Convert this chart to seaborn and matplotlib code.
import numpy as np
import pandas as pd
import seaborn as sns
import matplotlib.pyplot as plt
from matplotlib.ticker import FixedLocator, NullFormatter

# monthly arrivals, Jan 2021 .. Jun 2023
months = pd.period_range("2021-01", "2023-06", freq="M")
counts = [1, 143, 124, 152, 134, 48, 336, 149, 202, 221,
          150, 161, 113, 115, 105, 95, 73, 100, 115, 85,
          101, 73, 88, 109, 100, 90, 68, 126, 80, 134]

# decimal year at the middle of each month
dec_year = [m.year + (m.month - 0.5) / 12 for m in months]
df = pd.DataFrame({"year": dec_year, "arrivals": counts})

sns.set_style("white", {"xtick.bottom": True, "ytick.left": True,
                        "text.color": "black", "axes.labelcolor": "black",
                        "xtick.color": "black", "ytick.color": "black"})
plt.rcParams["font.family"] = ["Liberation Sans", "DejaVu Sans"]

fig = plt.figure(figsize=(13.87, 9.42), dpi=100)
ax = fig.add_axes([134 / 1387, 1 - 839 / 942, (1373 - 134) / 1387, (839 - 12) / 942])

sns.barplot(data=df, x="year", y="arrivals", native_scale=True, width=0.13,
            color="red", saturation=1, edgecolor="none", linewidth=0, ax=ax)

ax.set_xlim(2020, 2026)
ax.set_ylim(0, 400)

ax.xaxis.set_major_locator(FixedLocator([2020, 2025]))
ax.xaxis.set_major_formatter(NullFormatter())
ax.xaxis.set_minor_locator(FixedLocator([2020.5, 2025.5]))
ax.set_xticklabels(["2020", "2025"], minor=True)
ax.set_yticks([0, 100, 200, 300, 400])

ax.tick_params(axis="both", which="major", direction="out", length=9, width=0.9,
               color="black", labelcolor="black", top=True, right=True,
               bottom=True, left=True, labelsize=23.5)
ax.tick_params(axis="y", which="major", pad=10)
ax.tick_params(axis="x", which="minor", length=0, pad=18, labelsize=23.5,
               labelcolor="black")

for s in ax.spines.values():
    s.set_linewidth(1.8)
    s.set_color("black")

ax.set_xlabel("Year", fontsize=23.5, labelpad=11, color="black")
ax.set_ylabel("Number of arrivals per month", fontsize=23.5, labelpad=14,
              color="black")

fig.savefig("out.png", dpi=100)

□ □ □ □ □ □ □

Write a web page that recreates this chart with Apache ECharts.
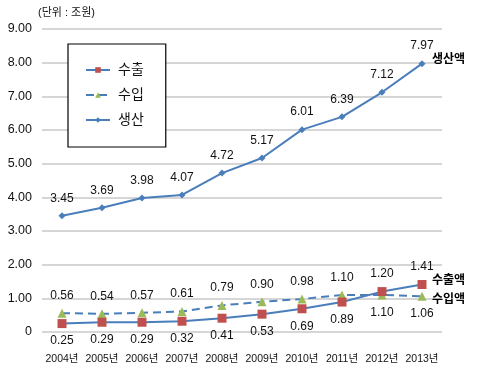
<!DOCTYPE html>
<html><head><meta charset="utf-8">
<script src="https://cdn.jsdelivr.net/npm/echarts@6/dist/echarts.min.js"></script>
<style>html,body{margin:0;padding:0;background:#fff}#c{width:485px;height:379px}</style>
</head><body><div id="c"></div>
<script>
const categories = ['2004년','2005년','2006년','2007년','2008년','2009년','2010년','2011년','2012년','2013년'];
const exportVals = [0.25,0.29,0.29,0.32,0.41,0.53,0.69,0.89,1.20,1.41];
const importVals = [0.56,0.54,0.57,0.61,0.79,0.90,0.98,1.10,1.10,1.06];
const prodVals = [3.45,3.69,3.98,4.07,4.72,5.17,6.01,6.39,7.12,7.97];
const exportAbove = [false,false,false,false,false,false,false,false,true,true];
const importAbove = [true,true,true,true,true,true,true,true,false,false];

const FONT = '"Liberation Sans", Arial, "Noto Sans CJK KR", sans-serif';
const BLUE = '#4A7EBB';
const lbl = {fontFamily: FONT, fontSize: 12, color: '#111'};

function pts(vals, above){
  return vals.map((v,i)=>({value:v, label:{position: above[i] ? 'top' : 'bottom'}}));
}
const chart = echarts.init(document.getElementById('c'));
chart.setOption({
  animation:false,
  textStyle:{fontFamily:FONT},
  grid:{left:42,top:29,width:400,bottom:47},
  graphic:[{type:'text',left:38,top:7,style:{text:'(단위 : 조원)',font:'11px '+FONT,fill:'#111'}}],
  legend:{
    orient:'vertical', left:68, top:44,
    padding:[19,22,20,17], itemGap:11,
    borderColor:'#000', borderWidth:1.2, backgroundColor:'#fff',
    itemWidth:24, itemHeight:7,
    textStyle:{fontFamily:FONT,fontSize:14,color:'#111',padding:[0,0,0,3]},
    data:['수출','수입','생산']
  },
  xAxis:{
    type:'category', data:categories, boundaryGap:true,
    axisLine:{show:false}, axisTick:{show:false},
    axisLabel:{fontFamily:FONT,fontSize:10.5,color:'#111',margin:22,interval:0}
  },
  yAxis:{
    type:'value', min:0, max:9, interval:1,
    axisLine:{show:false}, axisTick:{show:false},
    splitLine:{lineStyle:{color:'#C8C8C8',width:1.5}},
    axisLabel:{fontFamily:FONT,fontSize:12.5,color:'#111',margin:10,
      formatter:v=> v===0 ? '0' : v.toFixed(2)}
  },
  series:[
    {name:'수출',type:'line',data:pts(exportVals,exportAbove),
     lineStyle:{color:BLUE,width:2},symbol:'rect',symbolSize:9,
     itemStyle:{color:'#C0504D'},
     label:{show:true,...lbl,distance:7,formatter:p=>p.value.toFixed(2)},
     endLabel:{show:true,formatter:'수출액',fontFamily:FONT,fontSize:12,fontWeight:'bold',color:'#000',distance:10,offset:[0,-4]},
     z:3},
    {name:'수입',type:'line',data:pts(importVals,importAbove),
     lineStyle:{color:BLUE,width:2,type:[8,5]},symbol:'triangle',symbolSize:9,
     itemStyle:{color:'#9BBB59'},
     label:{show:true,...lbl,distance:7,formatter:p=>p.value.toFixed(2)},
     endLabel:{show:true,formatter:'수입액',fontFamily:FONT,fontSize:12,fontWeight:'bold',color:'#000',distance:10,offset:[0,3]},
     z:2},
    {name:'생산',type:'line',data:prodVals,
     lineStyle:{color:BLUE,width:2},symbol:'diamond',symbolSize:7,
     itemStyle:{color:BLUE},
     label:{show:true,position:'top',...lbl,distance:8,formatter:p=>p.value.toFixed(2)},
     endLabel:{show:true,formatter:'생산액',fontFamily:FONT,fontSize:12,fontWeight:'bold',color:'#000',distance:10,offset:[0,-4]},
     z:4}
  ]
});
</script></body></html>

□ □ □ □ □ □ □

Requirement:
Quote word for word every line from the one that has "Convert this chart" through the one that has "ax.set_yticks([0, 100, 200, 300, 400])".

Exercise solution:
Convert this chart to seaborn and matplotlib code.
import numpy as np
import pandas as pd
import seaborn as sns
import matplotlib.pyplot as plt
from matplotlib.ticker import FixedLocator, NullFormatter

# monthly arrivals, Jan 2021 .. Jun 2023
months = pd.period_range("2021-01", "2023-06", freq="M")
counts = [1, 143, 124, 152, 134, 48, 336, 149, 202, 221,
          150, 161, 113, 115, 105, 95, 73, 100, 115, 85,
          101, 73, 88, 109, 100, 90, 68, 126, 80, 134]

# decimal year at the middle of each month
dec_year = [m.year + (m.month - 0.5) / 12 for m in months]
df = pd.DataFrame({"year": dec_year, "arrivals": counts})

sns.set_style("white", {"xtick.bottom": True, "ytick.left": True,
                        "text.color": "black", "axes.labelcolor": "black",
                        "xtick.color": "black", "ytick.color": "black"})
plt.rcParams["font.family"] = ["Liberation Sans", "DejaVu Sans"]

fig = plt.figure(figsize=(13.87, 9.42), dpi=100)
ax = fig.add_axes([134 / 1387, 1 - 839 / 942, (1373 - 134) / 1387, (839 - 12) / 942])

sns.barplot(data=df, x="year", y="arrivals", native_scale=True, width=0.13,
            color="red", saturation=1, edgecolor="none", linewidth=0, ax=ax)

ax.set_xlim(2020, 2026)
ax.set_ylim(0, 400)

ax.xaxis.set_major_locator(FixedLocator([2020, 2025]))
ax.xaxis.set_major_formatter(NullFormatter())
ax.xaxis.set_minor_locator(FixedLocator([2020.5, 2025.5]))
ax.set_xticklabels(["2020", "2025"], minor=True)
ax.set_yticks([0, 100, 200, 300, 400])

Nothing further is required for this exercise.